Illustration by Caty Bartholomew |
There was a big powerful hired car waiting for him. He threw his single bag into the trunk and was immediately on his way down home to West Cork.
He adjusted quickly to driving on the other side of the road again. He drove briskly but carefully, taking no chances at all, but was quickly through Limerick City and the tunnel and on the road home.
He made no stops at all on the two-hour drive, kept going all the time, but he was still too late. His mother passed away less than a half-hour before he pulled up on the home street.
He did not break down or weep when he stood at the bedside in the room off the parlor and viewed the pale, pale corpse with the rosary beads entwined in the clasped hands at her breast.
Ben O'Sullivan did not weep or break down when they left him alone for a little while at the bedside.
He sat in the chair beside the bed and touched his mother's cold forehead and the backs of her hands.
Maybe his eyes were a small bit moist at the time but he was totally composed. He noted that she had not physically changed much since he had visited the previous summer.
The remains were those of a big, strong countrywoman who did not look 90 years old at all. Her white hair was still thick and strong.
Ben O'Sullivan bowed his head and prayed silently beside her for the five minutes he sat alone in the room. When he was getting up to leave the room he bent over and kissed her forehead.
It was very cold. He did not weep.
He came out into the kitchen and parlor and re-connected with his family. They shook hands, the brothers and sisters and in-laws, but they did not hug.
The only one weeping was his sister-in-law Rita, wife of his older brother Robert who had taken over the family farm, but then Rita is an Oates, and that family shed tears at the drop of a hat.
Robert poured him a stiff shot of whiskey and told him their mother went away peacefully in her sleep, there was no pain or suffering. The neighbors and extended family began arriving in numbers and the house filled up fast.
Ben O'Sullivan remained totally composed and in control of himself as he met again his old friends.
Many said that it was hard he had not made it back from New York in time to be there.
Tea and coffee and drinks and sandwiches were circulating, and there was a constant footfall of mourners to pray at the bedside.
Jimmy Somers and his son Sean arrived. They were especially warmly greeted. The two families have been in quite bitter dispute for two generations over an ancient right-of-way between the farms, but such matters don't count when death comes along. That is the way it is.
Ben O'Sullivan conducted himself with total composure and courtesy all that long day as the tide of grief and ritual ebbed and flowed through the farmhouse on the hill.
Robert and Liam and Susan, his brothers and sister, already had the funeral arrangements sorted out and they discussed these with him.
The canon came in the early evening to lead the prayers and was interested in discussing American politics with Ben.
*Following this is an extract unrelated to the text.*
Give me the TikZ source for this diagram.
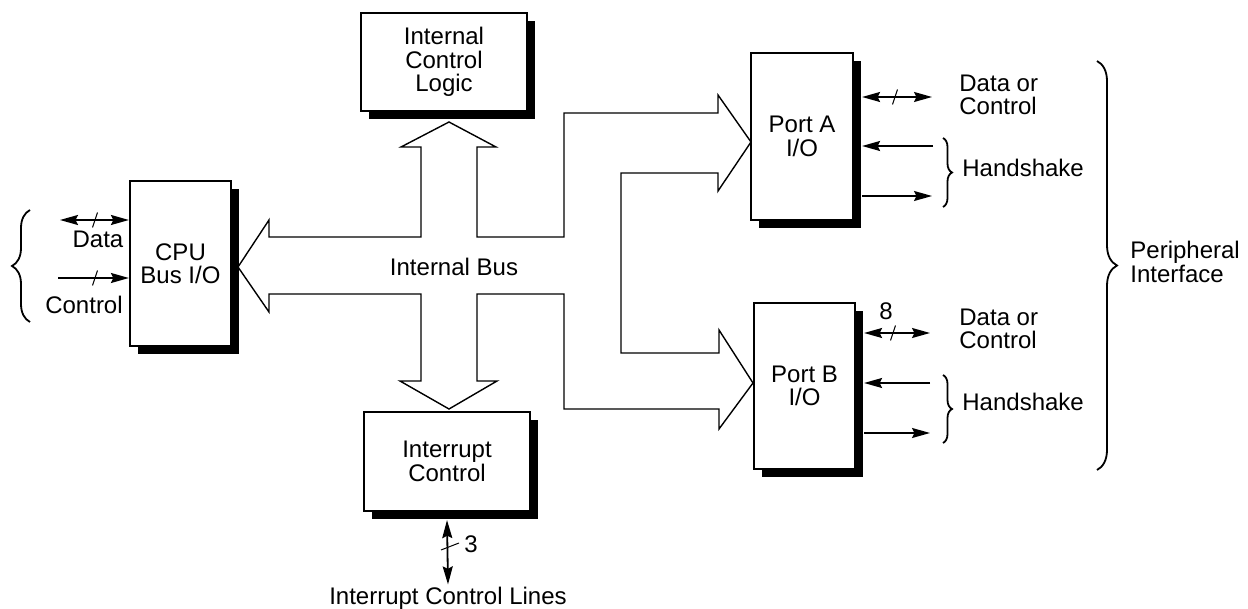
\documentclass[tikz,border=0pt]{standalone}
\usepackage{fontspec}
\setmainfont{Liberation Sans}
\usetikzlibrary{arrows.meta,shadows,decorations.pathreplacing}

\begin{document}
\begin{tikzpicture}[x=0.5pt, y=-0.5pt,
    font=\fontsize{12}{11.7}\selectfont,
    blk/.style={draw, line width=1.1pt, fill=white, align=center, inner sep=0pt,
        drop shadow={shadow xshift=4pt, shadow yshift=-4pt, opacity=1, fill=black}},
    sig/.style={line width=0.9pt, -{Stealth[length=9pt, width=5pt, inset=1.2pt]}},
    dsig/.style={line width=0.9pt, {Stealth[length=9pt, width=5pt, inset=1.2pt]}-{Stealth[length=9pt, width=5pt, inset=1.2pt]}},
    tick/.style={line width=0.5pt},
    brc/.style={decorate, line width=0.9pt},
    lbl/.style={align=left, anchor=west, inner sep=0pt}]

    \useasboundingbox (0,0) rectangle (1248,609);

    % blocks
    \node[blk, minimum width=50.5pt, minimum height=82.5pt] (cpu) at (180.5,263.5) {CPU\\Bus I/O};
    \node[blk, minimum width=83pt, minimum height=49pt] (icl) at (444,62) {Internal\\Control\\Logic};
    \node[blk, minimum width=83pt, minimum height=49.5pt] (ic) at (447,461.5) {Interrupt\\Control};
    \node[blk, minimum width=51pt, minimum height=83.5pt] (pa) at (802,136.5) {Port A\\I/O};
    \node[blk, minimum width=50.5pt, minimum height=83pt] (pb) at (804.5,386) {Port B\\I/O};

    % internal bus outline
    \draw[line width=0.7pt, line join=miter] (238,267) -- (269,220) -- (269,237) -- (421,237)
        -- (421,147) -- (401,147) -- (449,122) -- (496,147) -- (477,147) -- (477,237)
        -- (564,237) -- (564,113) -- (718,113) -- (718,95) -- (751,142) -- (718,191)
        -- (718,173) -- (621,173) -- (621,353) -- (719,353) -- (719,330) -- (753,383)
        -- (719,429) -- (719,409) -- (564,409) -- (564,294) -- (477,294) -- (477,381)
        -- (497,381) -- (449,409) -- (400,381) -- (421,381) -- (421,294) -- (269,294)
        -- (269,312) -- cycle;
    \node (bus) at (454,267) {Internal Bus};

    % cpu side
    \coordinate (dat) at (60,220);
    \coordinate (ctl) at (58,278);
    \draw[dsig] (dat) -- (dat -| cpu.west);
    \draw[sig] (ctl) -- (ctl -| cpu.west);
    \draw[tick] (97.5,212.5) -- (92.5,227.5);
    \draw[tick] (97.5,270.5) -- (92.5,285.5);
    \node (datlbl) at (98,239) {Data};
    \node (ctllbl) at (84,305) {Control};
    \draw[brc, decoration={brace, amplitude=9pt}] (30,322) -- (30,210);

    % interrupt lines
    \node[inner sep=1pt] (iclines) at (448,598) {Interrupt Control Lines};
    \draw[dsig] ([yshift=-4pt]ic.south) -- (iclines.north);
    \draw[tick] (441,550) -- (459,543);
    \node (three) at (471,544) {3};

    % port A
    \coordinate (pad) at (932,97);
    \coordinate (pahi) at (933,146);
    \coordinate (paho) at (932,196);
    \draw[dsig] ([xshift=4pt]pa.east |- pad) -- (pad);
    \draw[sig] (pahi) -- ([xshift=4pt]pa.east |- pahi);
    \draw[sig] ([xshift=4pt]pa.east |- paho) -- (paho);
    \draw[tick] (897.5,89.5) -- (892.5,104.5);
    \node[lbl] (padlbl) at (959,95) {Data or\\Control};
    \draw[brc, decoration={brace, amplitude=4.5pt}] (943,138) -- (943,207);
    \node[lbl] (pahlbl) at (962,168) {Handshake};

    % port B
    \coordinate (pbd) at (930,333);
    \coordinate (pbhi) at (930,383);
    \coordinate (pbho) at (930,433);
    \draw[dsig] ([xshift=4pt]pb.east |- pbd) -- (pbd);
    \draw[sig] (pbhi) -- ([xshift=4pt]pb.east |- pbhi);
    \draw[sig] ([xshift=4pt]pb.east |- pbho) -- (pbho);
    \draw[tick] (895.5,325.5) -- (890.5,340.5);
    \node (eight) at (886,311) {8};
    \node[lbl] (pbdlbl) at (959,329) {Data or\\Control};
    \draw[brc, decoration={brace, amplitude=4.5pt}] (943,375) -- (943,443);
    \node[lbl] (pbhlbl) at (962,402) {Handshake};

    % peripheral side
    \draw[brc, decoration={brace, amplitude=10pt}] (1097,61) -- (1097,470);
    \node[lbl] (perif) at (1130,262) {Peripheral\\Interface};
\end{tikzpicture}
\end{document}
He managed to handle that too.
His first girlfriend Fiona arrived with her husband, and they shared Ben's first and last hug of the day.
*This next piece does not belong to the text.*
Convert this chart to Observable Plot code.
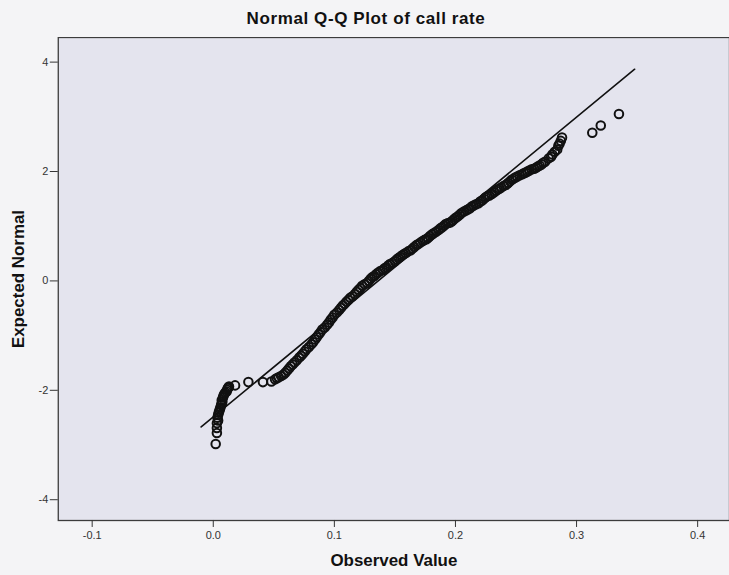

Before he emigrated all those years ago his mother had advised him to stay and, by implication, to stay with Fiona but that had not worked out. His mother had liked the girl a lot.
Late in the night when things had settled down Ben O'Sullivan walked through the home in which he had been born and raised. He left his bag into his old room which he had shared as a boy with Robert and Liam.
It looked very small now and largely unchanged. The window still had its matchless view of the mountain.
Standing there, surrounded by memories, he still did not weep. He felt strange rather than sad.
Liam brought him in a mug of instant coffee that did not taste all that good. It was maybe the first coffee he drank at home. It had always been tea before.
Later still in the night, when most of the family were already exhausted abed, Ben O'Sullivan was in the parlor. All the old pictures and ornaments were still there. The red lamp still burned before the patient Sacred Heart over the piano that nobody had ever played.
He went to one corner of the room where the little walnut desk was. He opened the drawer and inside, as always, was the writing pad with the fountain pen atop.
It was a Parker pen. His mother had always used that for her monthly letters from home, bold straight upstrokes full of the news of the season, all the home happenings, all the advice to the emigrant son over three decades, all the queries about how things were going for him in the New World.
Never once, he thought, had she ever explicitly said that she loved him, but every letter was an implicit statement of that caring and love. He held the pen in his hand and it felt somehow warm and comforting.
Ben O'Sullivan broke down then. He put his head down on the desk and he wept loud and long and uncontrollably.
Other members of the family must have heard him but they left him alone. That's the way the clan handles that kind of thing now and always. It's the way it is.